En realidad, el aumento tiene causas diversas y regionales, comenzó antes de suspender la aspersión aérea, en zonas de consolidación militar y proyectos agrícolas fracasados por falta de acción estatal sostenible e integral. Los intentos de pactar con los campesinos han sido esporádicos, lo único constante ha sido la erradicación forzosa con glifosato y otros tóxicos.
Desde que se adoptó el principio de precaución, suspendiendo la aspersión aérea, ha seguido la presión por fumigar con lo que sea –moléculas químicas, hongos, glufosinato– y por judicializar a los cocaleros. Hace un par de meses, el Consejo de Estupefacientes terminó avalando el glifosato rociado en forma manual, y ahora retorna la presión por la aspersión aérea.
Sin previo juicio, el Fiscal condena desde Washington los pactos con campesinos que se priorizaron hace menos de un año, y vuelve a la adicción de las dos décadas anteriores de lanzar tóxicos en forma intensiva e indiscriminada a los cocaleros, no obstante que se ha demostrado que es costosa e inútil, y además injusta con la población rural y deslegitimadora del Estado. Envenenar 2 millones de hectáreas solo redujo transitoriamente la extensión sembrada en 6.000, y llevó a la resiembra y al traslado de la mata a reservas naturales. Restarle un kilo de cocaína al mercado de Estados Unidos, que se vendía por unos 125.000 dólares, exigía fumigar en Colombia 300 hectáreas durante un año, a un costo de un millón de dólares y graves daños socioambientales.
Colombia tuvo que indemnizar a Ecuador por los efectos nocivos de la fumigación, pero no asume los daños causados en el país a la salud pública, al agua, al ambiente, a los cultivos legales, a los derechos de comunidades indígenas, negras y campesinas, dejados a merced de grupos irregulares u obligados a desplazarse.
Si se trata de impedir que grupos irregulares reemplacen a las Farc en negocios ilegales, ¿por qué no centrarse en desmantelar esas organizaciones criminales y sus laboratorios, incautarles el producto final y golpearlas donde limpian su dinero? ¿Por qué ensañarse con unos cultivos a los que se ven forzados los campesinos por falta de oportunidades, que son parte de economías de subsistencia y apenas les dejan algo para sobrevivir? ¿Por qué no oír sus gritos de no más guerra, sino pactos sólidos con el Estado para una sustitución en forma gradual que no los condene a la miseria por falta de ingresos alternativos?
Dejar de envenenar la relación con esos colombianos no es una concesión a las Farc.
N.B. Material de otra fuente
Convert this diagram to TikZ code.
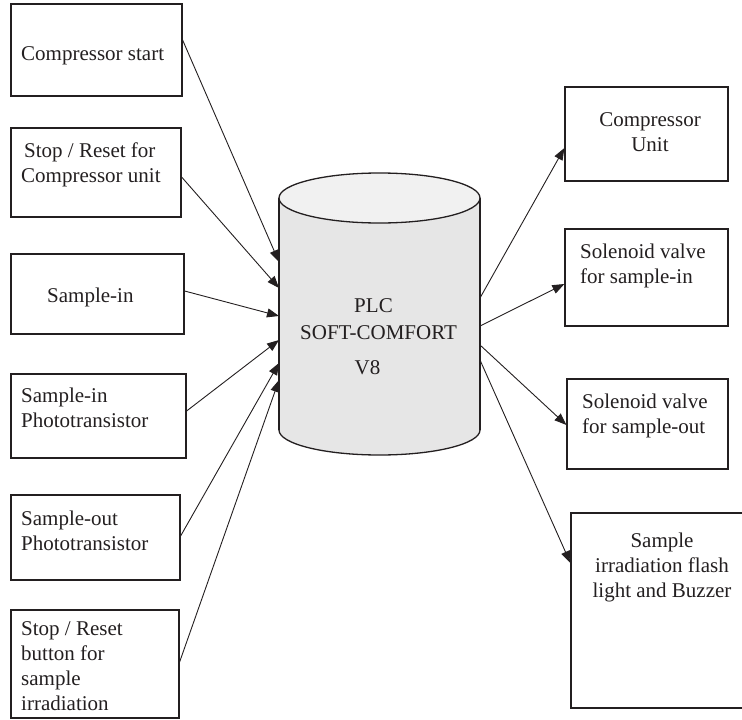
\documentclass[tikz,border=0pt]{standalone}
\usepackage{fontspec}
\setmainfont{Liberation Serif}
\usetikzlibrary{arrows.meta}
\definecolor{ink}{HTML}{231F20}
\definecolor{cylbody}{HTML}{E6E6E6}
\definecolor{cyltop}{HTML}{F1F1F1}
\begin{document}
\begin{tikzpicture}[x=1pt,y=-1pt,
  box/.style={draw=ink,line width=1.2pt,rectangle,inner sep=0pt},
  txt/.style={inner sep=0pt,font=\fontsize{21pt}{25pt}\selectfont,text=ink},
  arr/.style={draw=ink,line width=0.9pt,-{Triangle[length=12pt,width=9pt]}},
  cyl/.style={draw=ink,line width=1.3pt}]
\useasboundingbox (0,0) rectangle (742,720);
% cylinder
\fill[cylbody] (279,198) rectangle (480,430);
\fill[cylbody] (379.5,430) ellipse [x radius=100.5pt,y radius=25pt];
\begin{scope}
  \clip (260,430) rectangle (500,470);
  \draw[cyl] (379.5,430) ellipse [x radius=100.5pt,y radius=25pt];
\end{scope}
\draw[cyl] (279,198) -- (279,430);
\draw[cyl] (480,198) -- (480,430);
\filldraw[cyl,fill=cyltop] (379.5,198) ellipse [x radius=100.5pt,y radius=25pt];
\node[txt,anchor=base,align=center] (plc) at (378.5,374)
  {\hspace*{-10pt}PLC\\[2pt]SOFT-COMFORT\\[10pt]V8\hspace*{22pt}};
% cylinder connection points
\coordinate (in1) at (279,262);
\coordinate (in2) at (279,288);
\coordinate (in3) at (279,316);
\coordinate (in4) at (279,340);
\coordinate (in5) at (279,363);
\coordinate (in6) at (279,380);
\coordinate (out1) at (480,298);
\coordinate (out2) at (480,326);
\coordinate (out3) at (480,345);
\coordinate (out4) at (480,360);
% left boxes
\node[box,minimum width=171pt,minimum height=92pt] (b1) at (96.5,50) {};
\node[box,minimum width=170pt,minimum height=89pt] (b2) at (96,172.5) {};
\node[box,minimum width=173pt,minimum height=80pt] (b3) at (97.5,294) {};
\node[box,minimum width=175pt,minimum height=84pt] (b4) at (98.5,416) {};
\node[box,minimum width=169pt,minimum height=85pt] (b5) at (95.5,537.5) {};
\node[box,minimum width=168pt,minimum height=108pt] (b6) at (95,664) {};
\node[txt,anchor=base west] (t1) at (21,60) {Compressor start};
\node[txt,anchor=base west,align=left] (t2) at (21,182) {\hspace*{3pt}Stop / Reset for\\Compressor unit};
\node[txt,anchor=base west] (t3) at (47,302) {Sample-in};
\node[txt,anchor=base west,align=left] (t4) at (21,427) {Sample-in\\Phototransistor};
\node[txt,anchor=base west,align=left] (t5) at (21,550) {Sample-out\\Phototransistor};
\node[txt,anchor=base west,align=left] (t6) at (21,710) {Stop / Reset\\button for\\sample\\irradiation};
% right boxes
\node[box,minimum width=163pt,minimum height=94pt] (r1) at (646.5,134) {};
\node[box,minimum width=163pt,minimum height=97pt] (r2) at (646.5,277.5) {};
\node[box,minimum width=161pt,minimum height=90pt] (r3) at (647.5,424) {};
\node[box,minimum width=189pt,minimum height=195pt] (r4) at (665.5,610.5) {};
\node[txt,anchor=base,align=center] (u1) at (650,151) {Compressor\\Unit};
\node[txt,anchor=base west,align=left] (u2) at (580,283) {Solenoid valve\\for sample-in};
\node[txt,anchor=base west,align=left] (u3) at (582,433) {Solenoid valve\\for sample-out};
\node[txt,anchor=base,align=center] (u4) at (662,597) {Sample\\irradiation flash\\light and Buzzer};
% inputs
\draw[arr] ([yshift=10pt]b1.east) -- (in1);
\draw[arr] ([yshift=-4.5pt]b2.east) -- (in2);
\draw[arr] ([yshift=3pt]b3.east) -- (in3);
\draw[arr] ([yshift=5pt]b4.east) -- (in4);
\draw[arr] ([yshift=1.5pt]b5.east) -- (in5);
\draw[arr] ([yshift=2pt]b6.east) -- (in6);
% outputs
\draw[arr] (out1) -- ([yshift=-14pt]r1.west);
\draw[arr] (out2) -- ([yshift=-6.5pt]r2.west);
\draw[arr] (out3) -- ([yshift=-1pt]r3.west);
\draw[arr] (out4) -- ([yshift=47.5pt]r4.west);
\end{tikzpicture}
\end{document}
Es la posibilidad de que el Estado cambie la forma de relacionarse con territorios marginados y étnicos y con los que son parte de las fronteras internacionales, como las zonas de Nariño, Norte de Santander y Putumayo, donde se concentra la mayor parte de la coca. Construir la paz territorial implica reparar a las víctimas y rescatar a sus poblaciones de la segregación, construyendo –con ellas y no contra ellas– institucionalidad, infraestructuras y servicios, alternativas socioeconómicas y ambientales acordes con las particularidades de cada región, y persistir en ese esfuerzo. ¿Por qué se suma el Fiscal a la presión por cerrar una de las grandes ventanas de oportunidad que le abre al país el acuerdo con las Farc?